Mayor Bloomberg’s New Poverty Policy Should Include Charity AND Empowerment
WNYC’s Beth Fertig reported on a new pilot program to fight poverty in NYC that is being launched. Mayor Bloomberg raised $53 million from private funds to be able to distribute conditional cash to 2500 poor families. Community organizations and charities are submitting names of eligible people and those chosen to participate would for example get $25 for their kid’s good school attendance, $100 for going to doctor’s appointments and a few other categories.
In the radio interview Linda Gibbs, NYC Deputy Mayor for Health and Human Services notes how difficult living in poverty is for families and suggests the money is helpful to poor parents and their children. She says, “It can be really tough to do the right thing when you’re living in a poor household in a poor community and every day a choice of one right thing compromises another right thing. And the family members that I talk to, I think, actually felt more respected and acknowledged for the difficulty of their situation rather than insulted.”
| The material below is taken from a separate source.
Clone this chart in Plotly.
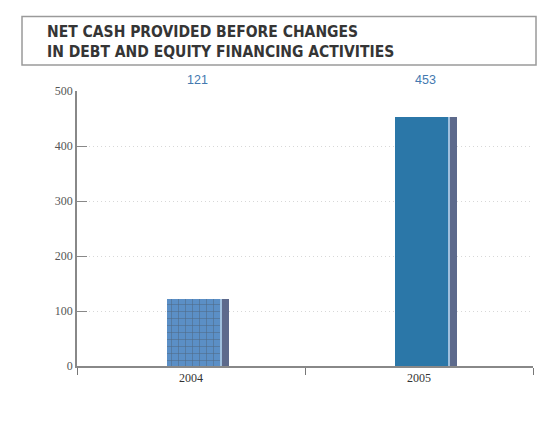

Gibbs point hits home to low-income and poor women and families and yet her words seem at odds with policy.
Here at Hunter College it is back to school for everyone. Parents who are raising young children and going to school at the same time started the crushing schedule of getting their children to school and themselves to class and work prepared and on time. Most of the women I work with are receiving welfare and going to college. They talk about getting up at 5 am to get themselves dressed before waking their children and supervising their dressing, breakfast and trip to school. It is extraordinary effort that allows them to accomplish their tasks and without any cash to spare. The welfare cash benefit for a family of 3 is $291 a month. All transportation, clothes and school supplies come from that cash allotment. It is shamefully inadequate.
Today, Roxanna Henry Welfare Rights Initiative’s (WRI) Legal Advocacy Organizer is testifying at a public hearing on the adequacy of the public assistance grant in New York State conducted by the Assembly Committee on Social Services.
WRI and other organizations of the Empire State Economic Security Campaign are calling for the state to raise the welfare grant. Mayor Bloomberg’s private funds can be helpful to a small group of families but policy changes on the state and city level can have a whopping positive affect on all poor families.
What Bloomberg is doing is charity that has the ability to help empower by making choices easier but lasting empowerment comes from policies that aid people receiving welfare to get family sustaining jobs. However, just increasing the grants alone is not adequate and the Bloomberg administration needs to stop harassing people in welfare out of going to class. Mayor Bloomberg’s current welfare policy insists that people need to take dead-end workfare jobs instead of getting training and education. Preventing access to the skills that get good jobs is disempowering and bad policy.
Charity vs. Empowerment is a false choice. We need and have both and government needs to pick up its end.
NYC would do well to get out in front of the welfare grant increase and speak to the Governor and get it done.
In addition, Gibbs' acknowledgment about poor families with children being strained to accomplish everything they need to accomplish speaks right to the heart of government lagging in policy. As Deputy Mayor, Gibbs can work to direct HRA to adhere to the federal welfare guidelines which require 20 hours of workfare for families with children under the age of six whereas in NYC families with young children must perform 35 . 20 is the federal law and in NYC it should be our law.
The poverty discussion and projects coming from Mayor Bloomberg’s office are encouraging and we look forward to his team hitting the solution mark closer and closer to the problem.